A year ago, uber-critic Greg Tate elicited much chatter when he described Alicia Keys's As I Am as "very much an album in the old-fashioned sense, a complete work: one you shouldn't subject to shuffle before you've given Keys's sequencing a chance to work its magic, its rising and falling arcs, its gut-punch-and-goose-bumps denouement." A year later Keys's "Teenage Love" was as ubiquitous as summer, her love anthem "Like You'll Never See Me Again" bought a beloved Black soap opera star back from the dead, and "Superwoman" has many dreaming of the first Black First Lady and first baby-gurls in the White House.

Yet, I would argue that Solange Knowles's Sol-Angel and the Hadley Street Dreams realizes what Keys's As I Am only hinted at: a fully Blown black pop that is in conversation with its 1960s predecessors like Dionne Warwick, Barbara Lewis and The Shirelles. Hadley Street Dreams is more Maxine Brown and Diana Ross than Aretha Franklin and Mabel John and too many folk can't make that distinction as they conjure the Soul Goddesses from a time long-gone--but not as long as we'd like to believe it was. Truth be told, Ms. Knowles probably can't make those distinctions either, but damn if the music don't speak for her.

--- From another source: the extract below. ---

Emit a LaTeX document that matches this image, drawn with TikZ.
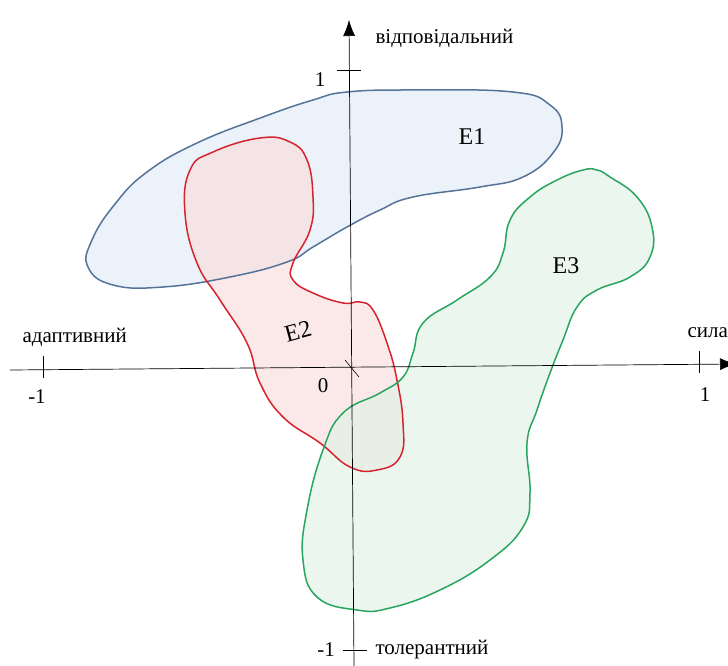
\documentclass[tikz,border=0pt]{standalone}
\usepackage{fontspec}
\setmainfont{Liberation Serif}
\usetikzlibrary{arrows.meta}
\definecolor{eoneline}{RGB}{85,115,150}
\definecolor{eonefill}{RGB}{228,237,248}
\definecolor{etwoline}{RGB}{215,35,45}
\definecolor{etwofill}{RGB}{250,222,222}
\definecolor{ethreeline}{RGB}{40,165,95}
\definecolor{ethreefill}{RGB}{226,242,232}
\newcommand\eoneshape{plot[smooth cycle, tension=0.75] coordinates {
    (347,92) (413,90) (513,92) (550,105) (562,127) (553,153) (523,177) (480,187)
    (413,197) (380,210) (347,227) (313,247) (287,262) (230,277) (163,287) (113,285)
    (88,267) (92,240) (115,204) (147,172) (197,143) (263,117) (313,100)}}
\newcommand\etwoshape{plot[smooth cycle, tension=0.75] coordinates {
    (190,170) (213,152) (260,138) (290,142) (307,160) (313,197) (310,230) (293,263)
    (293,280) (313,293) (343,303) (360,302) (373,310) (387,343) (397,380) (403,423)
    (400,457) (377,470) (350,467) (320,443) (283,417) (260,383) (247,343) (220,300)
    (197,263) (185,213)}}
\newcommand\ethreeshape{plot[smooth cycle, tension=0.75] coordinates {
    (597,170) (610,177) (637,197) (652,227) (650,257) (630,277) (597,290) (577,307)
    (563,340) (550,373) (537,410) (527,443) (530,493) (523,527) (490,560) (440,590)
    (390,608) (357,610) (317,597) (303,560) (307,510) (323,450) (343,413) (380,393)
    (403,377) (413,353) (423,323) (457,300) (490,277) (503,253) (510,220) (530,197)
    (557,180) (583,170)}}
\begin{document}
\begin{tikzpicture}[x=1pt, y=-1pt, every node/.style={font=\fontsize{21}{24}\selectfont},
  blobfill/.style={fill opacity=0.7},
  blobline/.style={line width=1.5pt},
  blobname/.style={font=\fontsize{24}{28}\selectfont},
  tick/.style={line width=0.6pt}]
  \useasboundingbox (0,0) rectangle (728,666);
  % regions: fills first, outlines on top
  \fill[blobfill, eonefill] \eoneshape;
  \fill[blobfill, etwofill] \etwoshape;
  \fill[blobfill, ethreefill] \ethreeshape;
  \draw[blobline, eoneline] \eoneshape;
  \draw[blobline, etwoline] \etwoshape;
  \draw[blobline, ethreeline] \ethreeshape;
  \node[blobname] (E1) at (472,137) {E1};
  \node[blobname, rotate=15] (E2) at (298,331) {E2};
  \node[blobname] (E3) at (566,266) {E3};
  % axes
  \coordinate (xl) at (10,370);
  \coordinate (xr) at (736,364);
  \coordinate (yb) at (354,666);
  \coordinate (yt) at (349,20);
  \draw[line width=0.7pt, -{Latex[length=16pt,width=12pt]}] (xl) -- (xr);
  \draw[line width=0.7pt, -{Latex[length=16pt,width=12pt]}] (yb) -- (yt);
  \draw[tick] (43,356) -- (43,378);
  \draw[tick] (699,351) -- (699,373);
  \draw[tick] (337,70) -- (361,70);
  \draw[tick] (343,650) -- (367,650);
  \draw[tick] (345,360) -- (359,377);
  \node (xm) at (37,397) {-1};
  \node (xp) at (705,395) {1};
  \node (yp) at (320,80) {1};
  \node (ym) at (326,650) {-1};
  \node (o) at (323,386) {0};
  \node[anchor=west] (top) at (372,38) {відповідальний};
  \node[anchor=west] (bot) at (372,650) {толерантний};
  \node[anchor=west] (left) at (19,337) {адаптивний};
  \node[anchor=west] (right) at (684,333) {сила};
\end{tikzpicture}
\end{document}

Ms. Knowles remains earnest throughout--you can almost hear the ghost of young George Kerr or Jerry Wexler imploring her: "sing Black gal, sing!"--as on the Neptunes produced (surprise, surprise) lead single "I Decided". The day-glow-time-portal video for "I Decided", should give enough folk reason to pause and they won't be disappointed. Jack Splash of "Teen Age Love" fame provides the blueprint for three tracks, of which "T.O.N.Y." is the most notable.

As always on these period pieces, Marvin Gaye continues to be evoked though most have yet to find the right pitch beyond the poles of social justice and gratuitous sex that marked his most popular music. Splash and Knowles mine the former and it is as expected, forgettable.

Hadley Street Dreams is much more assured when the theme is less ambitious--like the Holland-Dozier-Holland knock-off "Would've Been the One" and the Soul throwback "6 O'clock Blues"--or when simply wandering through the corridors of casual psychedelia. There's no plan behind tracks like "This Bird" and "Cosmic Journey" with Bilal "rent-some-gravitas" Oliver and while I'd hesitate to call such tracks experimental or even improvisational (not likely given the professed desire to have any up-and-coming R&B Diva punch in those runs), give Knowles and her producers some credit for not needing to control song structure on every occasion.